Will you repeat only the lines from the one with "Convert this chart to matplotlib code." through the one with "import matplotlib.pyplot as plt", both included, leaving every picture out?

---------- INPUT FOR THIS TASK ----------

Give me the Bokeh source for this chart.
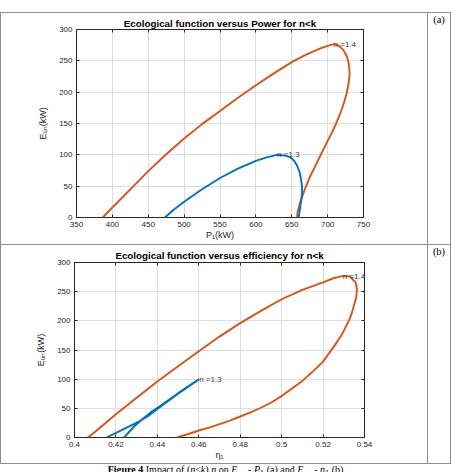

----------
---------- INPUT FOR THIS TASK ----------

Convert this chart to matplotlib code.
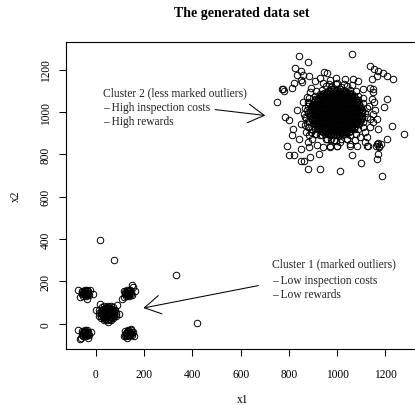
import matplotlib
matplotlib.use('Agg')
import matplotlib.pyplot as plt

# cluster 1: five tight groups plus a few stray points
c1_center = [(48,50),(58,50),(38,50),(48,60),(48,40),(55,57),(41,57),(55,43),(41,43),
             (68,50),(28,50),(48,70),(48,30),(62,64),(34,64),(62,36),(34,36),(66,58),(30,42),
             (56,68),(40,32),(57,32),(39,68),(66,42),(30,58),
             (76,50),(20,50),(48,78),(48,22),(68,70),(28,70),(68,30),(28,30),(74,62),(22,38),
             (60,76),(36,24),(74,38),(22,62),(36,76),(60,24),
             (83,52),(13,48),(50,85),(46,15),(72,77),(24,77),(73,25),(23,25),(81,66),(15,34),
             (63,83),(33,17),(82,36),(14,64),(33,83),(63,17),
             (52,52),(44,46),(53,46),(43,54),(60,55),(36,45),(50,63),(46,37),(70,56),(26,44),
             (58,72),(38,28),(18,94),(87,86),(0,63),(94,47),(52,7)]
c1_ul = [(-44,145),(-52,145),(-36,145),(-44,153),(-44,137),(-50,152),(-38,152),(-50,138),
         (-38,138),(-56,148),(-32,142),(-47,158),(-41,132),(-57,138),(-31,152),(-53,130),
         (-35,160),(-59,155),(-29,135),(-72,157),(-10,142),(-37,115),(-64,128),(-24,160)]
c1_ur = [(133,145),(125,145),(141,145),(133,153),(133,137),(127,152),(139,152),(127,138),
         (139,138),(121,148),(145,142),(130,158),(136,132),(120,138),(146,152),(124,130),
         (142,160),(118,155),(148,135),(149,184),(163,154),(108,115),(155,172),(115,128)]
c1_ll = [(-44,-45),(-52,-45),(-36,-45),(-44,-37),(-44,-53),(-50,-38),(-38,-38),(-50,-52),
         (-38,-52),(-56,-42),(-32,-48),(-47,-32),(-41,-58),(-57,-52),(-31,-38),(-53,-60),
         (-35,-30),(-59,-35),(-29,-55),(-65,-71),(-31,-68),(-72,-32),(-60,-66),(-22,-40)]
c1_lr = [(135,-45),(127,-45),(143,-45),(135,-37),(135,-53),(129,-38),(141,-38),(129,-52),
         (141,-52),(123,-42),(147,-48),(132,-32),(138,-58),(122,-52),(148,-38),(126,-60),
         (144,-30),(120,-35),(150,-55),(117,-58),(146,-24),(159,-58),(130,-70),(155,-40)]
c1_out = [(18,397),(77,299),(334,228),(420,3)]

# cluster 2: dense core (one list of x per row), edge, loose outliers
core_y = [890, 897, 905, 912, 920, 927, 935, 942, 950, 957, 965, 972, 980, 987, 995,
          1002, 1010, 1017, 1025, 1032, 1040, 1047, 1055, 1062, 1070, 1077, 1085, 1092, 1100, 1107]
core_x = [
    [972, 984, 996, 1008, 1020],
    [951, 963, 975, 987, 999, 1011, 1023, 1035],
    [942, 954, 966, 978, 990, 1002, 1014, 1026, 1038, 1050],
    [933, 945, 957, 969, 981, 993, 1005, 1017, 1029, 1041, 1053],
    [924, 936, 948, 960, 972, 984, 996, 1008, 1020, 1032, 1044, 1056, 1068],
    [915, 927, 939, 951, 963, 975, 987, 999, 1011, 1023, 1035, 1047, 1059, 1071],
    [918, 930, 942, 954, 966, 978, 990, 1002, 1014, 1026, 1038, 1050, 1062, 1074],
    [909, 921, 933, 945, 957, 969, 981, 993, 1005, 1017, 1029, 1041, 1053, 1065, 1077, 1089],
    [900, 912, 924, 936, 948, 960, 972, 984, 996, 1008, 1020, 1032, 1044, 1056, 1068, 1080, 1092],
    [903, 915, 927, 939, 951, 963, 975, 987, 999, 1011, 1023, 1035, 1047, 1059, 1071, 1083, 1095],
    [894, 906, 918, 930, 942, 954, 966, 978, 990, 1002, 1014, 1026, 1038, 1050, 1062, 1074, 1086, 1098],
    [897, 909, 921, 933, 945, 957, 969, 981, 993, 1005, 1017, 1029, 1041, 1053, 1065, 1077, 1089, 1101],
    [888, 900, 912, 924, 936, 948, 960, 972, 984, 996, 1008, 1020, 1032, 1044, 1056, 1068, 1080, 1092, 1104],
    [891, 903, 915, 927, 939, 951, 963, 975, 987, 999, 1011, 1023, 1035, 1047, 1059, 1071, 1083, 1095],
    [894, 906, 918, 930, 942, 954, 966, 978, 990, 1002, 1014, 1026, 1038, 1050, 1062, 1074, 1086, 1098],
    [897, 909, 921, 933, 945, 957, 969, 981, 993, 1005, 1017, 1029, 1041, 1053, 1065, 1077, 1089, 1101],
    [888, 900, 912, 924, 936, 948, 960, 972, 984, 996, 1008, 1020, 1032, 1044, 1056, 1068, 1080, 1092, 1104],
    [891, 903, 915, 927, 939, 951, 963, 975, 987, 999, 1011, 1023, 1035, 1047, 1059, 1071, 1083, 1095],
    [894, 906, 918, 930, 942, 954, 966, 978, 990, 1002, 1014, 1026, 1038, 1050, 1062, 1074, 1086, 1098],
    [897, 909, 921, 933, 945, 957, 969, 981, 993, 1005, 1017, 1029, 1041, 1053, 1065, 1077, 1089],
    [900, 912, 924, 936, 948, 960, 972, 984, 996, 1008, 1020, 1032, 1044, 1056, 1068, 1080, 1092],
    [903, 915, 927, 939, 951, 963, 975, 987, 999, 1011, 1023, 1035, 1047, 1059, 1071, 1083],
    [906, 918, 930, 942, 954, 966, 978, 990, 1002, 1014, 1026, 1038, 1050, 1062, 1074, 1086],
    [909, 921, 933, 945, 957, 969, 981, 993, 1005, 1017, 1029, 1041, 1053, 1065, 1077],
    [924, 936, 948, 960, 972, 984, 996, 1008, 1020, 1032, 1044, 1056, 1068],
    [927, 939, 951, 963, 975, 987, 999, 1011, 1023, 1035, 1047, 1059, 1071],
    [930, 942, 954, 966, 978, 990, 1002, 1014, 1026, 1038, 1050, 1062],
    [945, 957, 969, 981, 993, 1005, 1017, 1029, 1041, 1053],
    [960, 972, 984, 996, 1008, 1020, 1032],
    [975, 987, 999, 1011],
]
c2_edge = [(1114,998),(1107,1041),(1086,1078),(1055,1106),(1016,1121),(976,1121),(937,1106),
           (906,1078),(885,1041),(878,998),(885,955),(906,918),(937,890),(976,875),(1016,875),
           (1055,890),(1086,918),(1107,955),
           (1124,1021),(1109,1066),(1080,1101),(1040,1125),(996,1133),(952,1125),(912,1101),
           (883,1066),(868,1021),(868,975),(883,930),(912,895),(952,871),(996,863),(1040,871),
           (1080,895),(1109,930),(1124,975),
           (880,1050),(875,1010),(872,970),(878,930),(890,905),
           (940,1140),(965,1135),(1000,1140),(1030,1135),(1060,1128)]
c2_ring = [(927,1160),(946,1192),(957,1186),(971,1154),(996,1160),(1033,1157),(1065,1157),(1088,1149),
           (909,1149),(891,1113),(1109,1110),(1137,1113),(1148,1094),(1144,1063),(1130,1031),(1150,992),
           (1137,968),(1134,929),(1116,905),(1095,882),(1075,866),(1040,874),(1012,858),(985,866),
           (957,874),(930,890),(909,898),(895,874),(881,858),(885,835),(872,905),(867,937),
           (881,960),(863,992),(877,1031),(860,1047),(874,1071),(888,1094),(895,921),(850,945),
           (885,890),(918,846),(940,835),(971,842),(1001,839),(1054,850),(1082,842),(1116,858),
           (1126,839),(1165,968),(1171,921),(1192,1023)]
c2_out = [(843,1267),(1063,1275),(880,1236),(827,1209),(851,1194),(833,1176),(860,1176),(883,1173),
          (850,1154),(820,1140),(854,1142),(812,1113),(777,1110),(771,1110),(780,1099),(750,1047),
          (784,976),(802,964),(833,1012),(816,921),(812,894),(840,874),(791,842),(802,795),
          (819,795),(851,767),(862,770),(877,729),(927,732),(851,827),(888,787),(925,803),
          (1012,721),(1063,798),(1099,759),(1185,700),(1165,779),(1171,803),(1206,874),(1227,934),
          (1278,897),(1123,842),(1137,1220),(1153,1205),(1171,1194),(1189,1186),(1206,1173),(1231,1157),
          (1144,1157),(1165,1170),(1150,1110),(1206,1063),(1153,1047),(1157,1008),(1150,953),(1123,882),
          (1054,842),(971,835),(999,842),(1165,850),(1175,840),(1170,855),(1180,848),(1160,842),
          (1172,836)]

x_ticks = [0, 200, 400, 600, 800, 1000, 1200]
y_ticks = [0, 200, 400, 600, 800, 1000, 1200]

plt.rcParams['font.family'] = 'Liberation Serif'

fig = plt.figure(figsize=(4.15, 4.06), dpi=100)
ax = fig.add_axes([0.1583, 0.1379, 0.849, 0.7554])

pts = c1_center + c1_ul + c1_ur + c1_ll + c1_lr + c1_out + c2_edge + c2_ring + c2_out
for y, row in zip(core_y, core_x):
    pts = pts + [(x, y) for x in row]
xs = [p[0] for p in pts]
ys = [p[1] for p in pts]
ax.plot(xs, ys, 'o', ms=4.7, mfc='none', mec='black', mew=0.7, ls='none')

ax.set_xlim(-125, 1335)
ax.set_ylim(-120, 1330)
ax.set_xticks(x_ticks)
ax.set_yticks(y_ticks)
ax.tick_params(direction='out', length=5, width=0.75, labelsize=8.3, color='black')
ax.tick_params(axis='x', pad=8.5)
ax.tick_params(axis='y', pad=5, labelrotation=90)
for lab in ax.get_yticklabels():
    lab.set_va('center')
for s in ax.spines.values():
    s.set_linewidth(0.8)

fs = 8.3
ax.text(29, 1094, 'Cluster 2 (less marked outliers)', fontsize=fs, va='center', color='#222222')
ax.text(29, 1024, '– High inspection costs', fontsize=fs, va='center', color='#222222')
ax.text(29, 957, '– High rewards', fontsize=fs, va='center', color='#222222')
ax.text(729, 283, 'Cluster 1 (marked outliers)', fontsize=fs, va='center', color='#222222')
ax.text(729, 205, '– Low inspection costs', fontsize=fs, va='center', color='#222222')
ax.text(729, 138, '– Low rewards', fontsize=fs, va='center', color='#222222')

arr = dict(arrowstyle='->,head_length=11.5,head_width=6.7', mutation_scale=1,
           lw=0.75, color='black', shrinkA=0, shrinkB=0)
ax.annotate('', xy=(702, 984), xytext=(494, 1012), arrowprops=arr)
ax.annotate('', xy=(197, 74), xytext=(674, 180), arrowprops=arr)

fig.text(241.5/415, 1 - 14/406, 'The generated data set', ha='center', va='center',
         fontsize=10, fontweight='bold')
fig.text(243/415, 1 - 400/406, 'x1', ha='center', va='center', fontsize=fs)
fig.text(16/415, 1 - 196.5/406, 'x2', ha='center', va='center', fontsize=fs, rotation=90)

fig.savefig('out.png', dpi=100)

----------

* COMPLETED EXERCISE:
Convert this chart to matplotlib code.
import matplotlib
matplotlib.use('Agg')
import matplotlib.pyplot as plt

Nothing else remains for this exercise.